When Draper and Larry Adler appeared on the same bill at Radio City in 1933 the two discovered they were admirers of each other's work. Adler had already partnered Fred Astaire in the show Smiles (1931). In 1939, when Draper and Adler were at last able to get together for a concert in Syracuse, New York, their success started a partnership which became world famous as they toured concert-halls for several months every year. Each performed solo, then joined forces at the end of each act. Their version of Gershwin's "I Got Rhythm" was a show-stopper, another highlight being a request spot where audiences chose the music and Draper ad-libbed a routine to Adler's playing.
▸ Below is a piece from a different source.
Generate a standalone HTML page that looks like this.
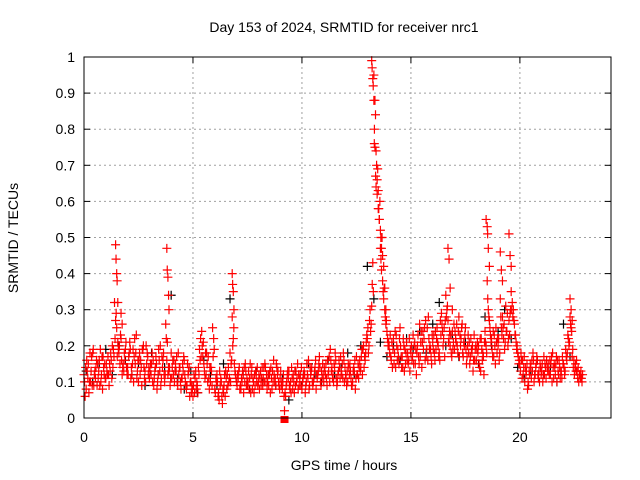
<!DOCTYPE html>
<html><head><meta charset="utf-8"><style>
body{margin:0;background:#fff}
svg{display:block;font-family:"Liberation Sans",sans-serif}
</style></head><body>
<svg id="chart" width="640" height="480" viewBox="0 0 640 480">
<rect width="640" height="480" fill="#fff"/>
<text x="344" y="32" font-size="14" text-anchor="middle">Day 153 of 2024, SRMTID for receiver nrc1</text>
<text x="344" y="470" font-size="14" text-anchor="middle">GPS time / hours</text>
<text transform="translate(18,238) rotate(-90)" font-size="14" text-anchor="middle">SRMTID / TECUs</text>
<g id="grid"></g><g id="ticks"></g><g id="black"></g><g id="red"></g>
<rect x="84" y="57" width="527" height="361" fill="none" stroke="#000" stroke-width="1"/>
</svg>
<script>
const xTicks=[0,5,10,15,20];
const yTicks=[0,0.1,0.2,0.3,0.4,0.5,0.6,0.7,0.8,0.9,1];
const yTickLabels=["0","0.1","0.2","0.3","0.4","0.5","0.6","0.7","0.8","0.9","1"];
const seriesStep=0.1;
const seriesAStart=0, seriesBStart=0.05, seriesCStart=0.025, seriesDStart=0.075;
const seriesA=[.12,.08,.15,.10,.18,.13,.09,.16,.12,.14,.11,.17,.13,.20,.32,.25,.18,.22,.15,.19,.14,.21,.12,.17,.23,.10,.16,.19,.13,.18,.11,.15,.09,.17,.12,.20,.14,.10,.16,.13,.18,.12,.15,.09,.14,.11,.16,.08,.13,.10,.06,.11,.09,.19,.24,.15,.12,.17,.10,.25,.08,.12,.05,.10,.07,.13,.09,.18,.28,.15,.10,.13,.08,.12,.15,.09,.11,.14,.07,.12,.10,.13,.09,.15,.08,.12,.11,.16,.09,.13,.11,.08,.02,.10,.13,.07,.12,.09,.15,.11,.08,.13,.10,.16,.12,.09,.14,.11,.17,.13,.10,.15,.12,.19,.11,.14,.09,.16,.13,.18,.12,.10,.15,.09,.13,.17,.11,.14,.19,.16,.22,.27,.31,.95,.74,.63,.47,.38,.30,.24,.20,.16,.22,.14,.19,.25,.17,.13,.21,.16,.18,.23,.15,.20,.26,.14,.22,.17,.28,.19,.21,.16,.25,.18,.29,.22,.34,.27,.20,.24,.19,.26,.28,.22,.17,.25,.20,.15,.18,.23,.16,.20,.13,.18,.24,.38,.27,.22,.17,.25,.20,.33,.28,.19,.24,.27,.35,.30,.23,.18,.15,.11,.17,.13,.09,.14,.18,.12,.16,.10,.13,.17,.11,.15,.12,.18,.14,.10,.16,.13,.15,.19,.23,.28,.17,.12,.16,.10,.13];
const seriesB=[.06,.13,.10,.17,.09,.14,.11,.19,.08,.15,.13,.09,.16,.19,.27,.21,.15,.12,.18,.14,.17,.11,.19,.15,.13,.18,.09,.14,.20,.12,.15,.10,.13,.08,.16,.11,.18,.26,.12,.09,.14,.10,.17,.12,.08,.13,.10,.15,.06,.09,.12,.08,.14,.22,.17,.11,.15,.08,.13,.22,.11,.06,.09,.04,.12,.08,.10,.15,.22,.12,.12,.08,.10,.14,.09,.13,.07,.11,.09,.14,.08,.11,.14,.10,.12,.07,.13,.10,.14,.09,.09,.12,.06,.13,.08,.11,.07,.10,.12,.09,.11,.07,.12,.09,.14,.11,.08,.13,.10,.15,.13,.09,.17,.13,.10,.16,.12,.11,.15,.10,.09,.14,.11,.13,.08,.12,.16,.19,.14,.21,.18,.24,.43,.88,.66,.55,.41,.33,.26,.20,.23,.14,.18,.20,.15,.17,.22,.15,.18,.13,.16,.20,.12,.17,.21,.24,.16,.25,.19,.15,.23,.19,.20,.27,.24,.17,.30,.22,.18,.21,.22,.18,.23,.26,.20,.15,.18,.22,.13,.19,.21,.14,.19,.12,.20,.30,.23,.17,.20,.18,.16,.25,.22,.31,.20,.29,.32,.26,.19,.15,.18,.12,.14,.08,.12,.16,.10,.15,.11,.14,.10,.15,.14,.12,.17,.11,.15,.13,.11,.17,.12,.16,.20,.25,.14,.15,.11,.12,.10];
const seriesC=[.10,.16,.07,.13,.19,.11,.15,.09,.17,.12,.15,.12,.18,.14,.22,.17,.20,.16,.13,.21,.12,.19,.15,.22,.11,.16,.14,.20,.10,.17,.13,.18,.11,.15,.19,.09,.16,.12,.21,.14,.11,.16,.13,.18,.10,.15,.12,.09,.14,.07,.09,.13,.07,.16,.20,.13,.18,.11,.14,.17,.07,.10,.13,.06,.09,.11,.14,.10,.20,.13,.09,.14,.11,.07,.13,.10,.15,.08,.12,.10,.12,.09,.11,.14,.10,.13,.08,.12,.15,.10,.13,.10,.07,.12,.09,.14,.10,.13,.08,.12,.10,.12,.15,.08,.13,.10,.16,.12,.14,.11,.14,.11,.13,.16,.12,.18,.10,.14,.12,.16,.11,.15,.13,.10,.16,.12,.14,.17,.20,.18,.25,.30,.37,.80,.70,.58,.44,.35,.28,.22,.18,.21,.15,.23,.17,.20,.14,.19,.16,.22,.20,.15,.19,.23,.17,.21,.25,.19,.22,.17,.19,.24,.21,.16,.26,.25,.28,.21,.23,.19,.24,.20,.17,.25,.21,.19,.23,.17,.20,.16,.19,.15,.22,.17,.21,.33,.25,.19,.23,.21,.22,.28,.25,.21,.29,.23,.30,.27,.21,.17,.13,.16,.10,.15,.13,.11,.16,.14,.12,.15,.15,.12,.16,.13,.15,.14,.12,.16,.14,.11,.14,.17,.22,.26,.19,.14,.13,.12,.11];
const seriesD=[.14,.11,.18,.09,.12,.16,.13,.10,.17,.11,.12,.15,.11,.17,.29,.19,.23,.14,.16,.12,.18,.14,.10,.18,.16,.12,.19,.11,.15,.14,.12,.16,.14,.10,.13,.17,.12,.22,.14,.11,.16,.13,.10,.14,.11,.17,.09,.12,.10,.08,.07,.10,.12,.17,.21,.18,.10,.14,.09,.19,.10,.07,.11,.08,.06,.12,.11,.16,.25,.11,.11,.09,.13,.10,.11,.08,.12,.10,.13,.09,.11,.14,.10,.12,.09,.14,.10,.11,.12,.08,.10,.06,.09,.11,.10,.08,.13,.11,.09,.14,.12,.09,.11,.14,.10,.13,.12,.15,.09,.12,.12,.16,.10,.14,.15,.11,.13,.17,.11,.14,.13,.12,.09,.14,.11,.15,.13,.12,.17,.23,.20,.26,.35,.84,.69,.60,.50,.36,.27,.21,.17,.19,.24,.16,.22,.14,.20,.18,.15,.19,.17,.21,.18,.15,.24,.19,.27,.16,.20,.23,.18,.22,.17,.23,.20,.27,.31,.24,.17,.26,.21,.24,.20,.18,.23,.17,.21,.19,.16,.20,.18,.22,.16,.21,.18,.28,.21,.24,.15,.22,.18,.23,.26,.24,.22,.30,.28,.23,.20,.16,.16,.14,.12,.10,.15,.13,.12,.17,.13,.12,.12,.14,.13,.16,.10,.15,.17,.12,.13,.15,.13,.18,.21,.24,.16,.13,.14,.11,.12];
const spikeT=[1.45,1.47,1.5,1.52,1.55,1.7,1.75,3.8,3.82,3.85,3.88,3.9,6.8,6.82,6.85,6.88,13.2,13.22,13.25,13.27,13.3,13.32,13.35,13.38,13.4,13.45,13.5,13.55,13.6,13.62,13.65,13.7,13.75,13.8,13.85,16.7,16.75,16.8,16.9,18.45,18.5,18.52,18.55,18.6,19.1,19.15,19.2,19.5,19.55,19.6,22.3,22.35,22.4];
const spikeV=[.48,.44,.40,.38,.32,.29,.26,.47,.41,.39,.34,.30,.40,.37,.35,.30,.99,.97,.94,.92,.88,.76,.75,.67,.64,.62,.58,.55,.52,.50,.47,.45,.42,.36,.30,.47,.44,.36,.30,.55,.53,.51,.47,.42,.46,.41,.38,.51,.45,.42,.33,.30,.27];
const blackStart=0.1, blackStep=0.3;
const blackV=[.13,.10,.15,.19,.12,.20,.16,.12,.15,.09,.18,.12,.14,.34,.11,.08,.13,.07,.16,.12,.09,.15,.33,.10,.12,.08,.13,.10,.12,.09,.11,.05,.13,.09,.15,.12,.10,.16,.12,.14,.18,.12,.20,.42,.33,.21,.17,.20,.16,.22,.19,.24,.18,.26,.32,.20,.23,.17,.21,.19,.15,.28,.20,.24,.30,.22,.14,.11,.13,.16,.12,.14,.10,.26,.17,.13];
const markerT=[9.2], markerV=[0];

const NS="http://www.w3.org/2000/svg";
const X0=84,XR=611,YB=418,YT=57,XMAX=24.18;
function xs(t){return X0+t/XMAX*(XR-X0);}
function ys(v){return YB-v*(YB-YT);}
function mk(tag,attrs,parent){const e=document.createElementNS(NS,tag);for(const k in attrs)e.setAttribute(k,attrs[k]);parent.appendChild(e);return e;}
const grid=document.getElementById('grid'),ticks=document.getElementById('ticks');
yTicks.forEach((v,i)=>{const y=ys(v);
 if(i>0&&i<yTicks.length-1){const g=mk('line',{x1:X0,x2:XR,y1:y,y2:y,stroke:'#a0a0a0','stroke-dasharray':'2,3'},grid);
 
 }
 mk('line',{x1:X0,x2:X0+6,y1:y,y2:y,stroke:'#000'},ticks);
 mk('line',{x1:XR,x2:XR-6,y1:y,y2:y,stroke:'#000'},ticks);
 const t=mk('text',{x:X0-9,y:y+5,'font-size':14,'text-anchor':'end'},ticks);t.textContent=yTickLabels[i];
 
 
});
xTicks.forEach(v=>{const x=xs(v);
 if(v>0){const g=mk('line',{x1:x,x2:x,y1:YT,y2:YB,stroke:'#a0a0a0','stroke-dasharray':'2,3'},grid);
 
 }
 mk('line',{x1:x,x2:x,y1:YB,y2:YB-6,stroke:'#000'},ticks);
 mk('line',{x1:x,x2:x,y1:YT,y2:YT+6,stroke:'#000'},ticks);
 const t=mk('text',{x:x,y:YB+24,'font-size':14,'text-anchor':'middle'},ticks);t.textContent=String(v);
 
 
});
function plus(g,t,v,col){const x=xs(t),y=ys(v);
 const p=mk('path',{d:`M${x-4.5},${y}H${x+4.5}M${x},${y-4.5}V${y+4.5}`,stroke:col,'stroke-width':1.2,fill:'none'},g);
 
 }
const bg=document.getElementById('black'),rg=document.getElementById('red');
blackV.forEach((v,i)=>plus(bg,blackStart+i*blackStep,v,'#000'));
seriesA.forEach((v,i)=>plus(rg,seriesAStart+i*seriesStep,v,'#f00'));
seriesB.forEach((v,i)=>plus(rg,seriesBStart+i*seriesStep,v,'#f00'));
seriesC.forEach((v,i)=>plus(rg,seriesCStart+i*seriesStep,v,'#f00'));
seriesD.forEach((v,i)=>plus(rg,seriesDStart+i*seriesStep,v,'#f00'));
spikeT.forEach((t,i)=>plus(rg,t,spikeV[i],'#f00'));
markerT.forEach((t,i)=>{const r=mk('rect',{x:xs(t)-4,y:ys(markerV[i])-2,width:8,height:7,fill:'#f00'},rg);
 
 });
</script>
</body></html>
Their partnership was to end in 1948 (though they remained close friends) when the infamous McCarthy had them blacklisted. Both had long been associated with left-wing causes - at the Roxy Theatre in 1948 Draper performed "Political Speech", a dance satirising politicians' cliches, and was booed by the audience. Over 30 years later Draper stated, "I did do the things and belong to the organisations they said. I was happy to, and am still proud of it."
Engagements evaporated with the blacklist - Ed Sullivan not only cancelled their appearance on his show but publicly apologised to his sponsors for booking them - and Draper moved to Geneva, returning to the New York stage in 1954 to receive a standing ovation. All In One (1955) was a triple bill of Bernstein's one-act opera Trouble in Tahiti, a Tennessee Williams play and a dance programme by Draper, but was too rarefied an evening for popular appeal. The same year he played the title-role in Stravinsky's ballet Histoire du soldat, and from 1967 to 1978 he was a Professor of Liberal Arts at Carnegie-Mellon Institute in Pittsburgh. He and Adler were historically reunited for one performance in June 1975 at Carnegie Hall, prompting the New York Times to state:
Draper's dancing remains impeccably musical and impressively limber. He seemed barely to be touching the floor at times. One thinks naturally of Astaire and Bolger when Mr Draper is in full flight, but his style is so intense and serious that comparisons are not really to the point.
Draper himself saw the dancer's art as "shaping space". "The dancer," he said, "envisages, and dreams, and conjures up the space he wants."
Tom Vallance
Paul Nathaniel Saltonstall Draper, tap-dancer: born Florence 25 October 1909; married; died 20 September 1996.